A Parme, un Don Carlo fascinant ouvre le Festival Verdi

par

© Roberto Ricci

Chaque année, le Teatro Regio de Parme organise un festival consacré à Giuseppe Verdi ; et en ce mois d’octobre, figurent à l’affiche Don Carlo (dans la version milanaise en 4 actes) et Il Trovatore, alors que le Teatro Farnese de Parme présente Giovanna d’Arco et le Teatro Giuseppe Verdi de Bussetto, I Masnadieri.
Pour le Don Carlo d’ouverture de saison, le rideau s’ouvre sur de gigantesques parois de marbre grisâtre où s’encastrent deux ou trois portes qui s’entrouvrent continuellement pour laisser paraître les émissaires de la Sainte Inquisition. Devant le sépulcre de Charles-Quint orné d’une monumentale couronne de buis, passent deux ou trois moines de San Juste s’infligeant la flagellation. Lors du sinistre autodafé, l’on voit les condamnés tirer à bout de bras de lourds charrois exhibant les suppliciés. Dans les décors et costumes conçus par Maurizio Balò, la mise en scène de Cesare Lievi dépeint ainsi l’univers étouffant où se sclérose la cour de Philippe II, arborant un noir de rigueur ; et la simplicité de la conception dramatique en constitue l’efficacité. A la tête du Chœur du Teatro Regio et de la Filarmonica Arturo Toscanini, la baguette de Daniel Oren confère à la partition un souffle et une grandeur tragiques qui ne se relâchent pas un instant, même si elle sait cultiver aussi le lyrisme pur dans des pages saisissantes telles que l’introduction au monologue de Philippe II ou la scène des adieux de la reine à l’infant. Sur scène s’impose en premier lieu le Rodrigo du baryton slave Vladimir Stoyanov à la ligne de chant magnifique et à la diction italienne tout aussi convaincante. Lui fait face le superbe Philippe II de Michele Pertusi qui atteint l’apogée de sa carrière en conservant la souplesse d’émission et la rigueur de style héritée de ses incarnations rossiniennes. Son antagoniste, le seul à porter la pourpre cardinalice, est le Grand Inquisiteur d’Yevgen Orlov qui impressionne par la puissance de ses graves.
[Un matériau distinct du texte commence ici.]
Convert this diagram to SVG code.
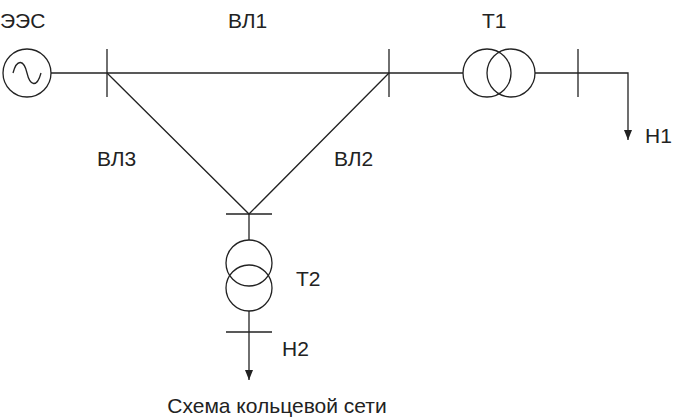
<svg xmlns="http://www.w3.org/2000/svg" width="675" height="420" viewBox="0 0 675 420">
<style>
.l{stroke:#222;stroke-width:1.3;fill:none}
.t{font-family:"Liberation Sans",Arial,sans-serif;font-size:21px;fill:#222}
</style>
<rect width="675" height="420" fill="#fff"/>
<g id="connectors" class="l">
<path d="M51,73 H463"/>
<path d="M535,73 H628 V140"/>
<path d="M107,73 L249,214 L389,73"/>
<path d="M249,214 V240"/>
<path d="M249,311 V380"/>
</g>
<path d="M624,130 L632,130 L628,140Z" fill="#222"/>
<path d="M245,370 L253,370 L249,380Z" fill="#222"/>
<g id="gen" class="l"><circle cx="27" cy="73" r="24"/><path d="M13,73 C17,58 24,60 27,73 C30,86 37,88 41,73"/></g>
<g id="bus1" class="l"><path d="M107,49 V97"/></g>
<g id="bus2" class="l"><path d="M389,49 V97"/></g>
<g id="bus3" class="l"><path d="M578,49 V97"/></g>
<g id="bus4" class="l"><path d="M226,214 H272"/></g>
<g id="bus5" class="l"><path d="M226,332 H272"/></g>
<g id="T1" class="l"><circle cx="487" cy="73" r="24"/><circle cx="511" cy="73" r="24"/></g>
<g id="T2" class="l"><circle cx="249" cy="263" r="23"/><circle cx="249" cy="288" r="23"/></g>
<g class="t">
<text x="0" y="28">ЭЭС</text>
<text x="228" y="28">ВЛ1</text>
<text x="482" y="28">Т1</text>
<text x="645" y="143">Н1</text>
<text x="97" y="166">ВЛ3</text>
<text x="334" y="166">ВЛ2</text>
<text x="296" y="286">Т2</text>
<text x="282" y="356">Н2</text>
<text x="277" y="413" text-anchor="middle">Схема кольцевой сети</text>
</g>
</svg>
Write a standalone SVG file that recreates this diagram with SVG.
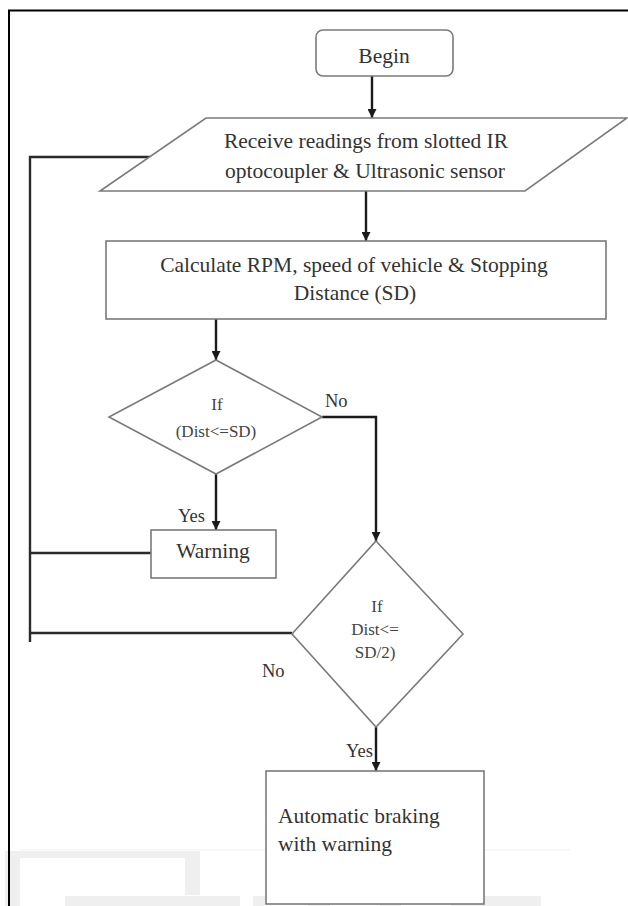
<svg xmlns="http://www.w3.org/2000/svg" width="628" height="906" viewBox="0 0 628 906">
<defs>
<marker id="ah" viewBox="0 0 10 10" refX="10" refY="5" markerWidth="9" markerHeight="9" markerUnits="userSpaceOnUse" orient="auto">
<path d="M0,0 L10,5 L0,10 Z" fill="#1a1a1a"/>
</marker>
<style>
.shape{fill:#fff;stroke:#7a7a7a;stroke-width:1.6}
text{font-family:'Liberation Serif',Tinos,'DejaVu Serif',serif}
.t{font-size:21.5px;fill:#333;text-anchor:middle}
.d{font-size:17px;fill:#444;text-anchor:middle}
.l{font-size:18.5px;fill:#333}
.s{text-anchor:start}
.c{fill:none;stroke:#2a2a2a;stroke-width:2.4}
.a{fill:none;stroke:#1a1a1a;stroke-width:2.4;marker-end:url(#ah)}
.wm{fill:#efefef}
</style>
</defs>
<rect width="628" height="906" fill="#fff"/>
<g id="watermark">
<rect class="wm" x="5" y="851" width="15" height="55"/>
<rect class="wm" x="5" y="851" width="195" height="7"/>
<rect class="wm" x="185" y="851" width="15" height="44"/>
<rect class="wm" x="65" y="896" width="175" height="10"/>
<rect class="wm" x="253" y="896" width="12" height="10"/>
<rect class="wm" x="380" y="863" width="21" height="43"/>
<rect class="wm" x="308" y="896" width="22" height="10"/>
<rect class="wm" x="451" y="896" width="90" height="10"/>
<rect x="20" y="849" width="550" height="1.5" fill="#f6f6f6"/>
</g>
<g id="frame">
<path d="M9,906 V10.5 H628" fill="none" stroke="#000" stroke-width="2"/>
</g>
<g id="connectors">
<path class="a" d="M372,76 V118"/>
<path class="a" d="M366,191 V241"/>
<path class="a" d="M216,319 V360"/>
<path class="a" d="M216,473 V530"/>
<path class="a" d="M322,417 H376 V541"/>
<path class="a" d="M376,727 V771"/>
<path class="c" d="M150,157 H30 V642"/>
<path class="c" d="M151,553 H30"/>
<path class="c" d="M292,633 H30"/>
</g>
<g id="begin">
<rect class="shape" x="316" y="30" width="137" height="46" rx="7"/>
<text class="t" x="384" y="63" font-family="Liberation Serif">Begin</text>
</g>
<g id="receive">
<polygon class="shape" points="206,118 627,118 525,191 100,191"/>
<text class="t" x="366" y="148">Receive readings from slotted IR</text>
<text class="t" x="365" y="178">optocoupler &amp; Ultrasonic sensor</text>
</g>
<g id="calculate">
<rect class="shape" x="106" y="241" width="500" height="78"/>
<text class="t" x="354" y="272">Calculate RPM, speed of vehicle &amp; Stopping</text>
<text class="t" x="355" y="300">Distance (SD)</text>
</g>
<g id="decision1">
<polygon class="shape" points="216,360 322,417 216,474 109,417"/>
<text class="d" x="217" y="410">If</text>
<text class="d" x="216" y="437">(Dist&lt;=SD)</text>
</g>
<g id="warning">
<rect class="shape" x="151" y="530" width="125" height="48"/>
<text class="t" x="213" y="558">Warning</text>
</g>
<g id="decision2">
<polygon class="shape" points="376,541 463,634 376,727 292,634"/>
<text class="d" x="377" y="612">If</text>
<text class="d" x="375" y="635">Dist&lt;=</text>
<text class="d" x="375" y="658">SD/2)</text>
</g>
<g id="braking">
<rect class="shape" x="266" y="771" width="218" height="133"/>
<text class="t s" x="278" y="823">Automatic braking</text>
<text class="t s" x="278" y="851">with warning</text>
</g>
<g id="labels">
<text class="l" x="325" y="407">No</text>
<text class="l" x="178" y="522">Yes</text>
<text class="l" x="262" y="677">No</text>
<text class="l" x="346" y="757">Yes</text>
</g>
</svg>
Malgré un timbre clair entaché d’inflexions nasillardes, le Carlos de José Bros a pour cartes maîtresses un aigu éclatant et une éloquence expressive indéniable que partage l’Elisabeth de Valois de Serena Farnocchia possédant les moyens d’un véritable ‘lirico spinto’. Dominant avec peine un vibrato envahissant, l’Eboli de Marianne Cornetti s’accommode mieux des mélismes de la chanson du voile que des imprécations contre sa fatale beauté. Lavinia Bini est un Tebaldo pimpant, alors que Simon Lim est trop vert pour donner consistance au spectre de Charles-Quint. Au rideau final, l’ensemble de la production remporte un colossal succès.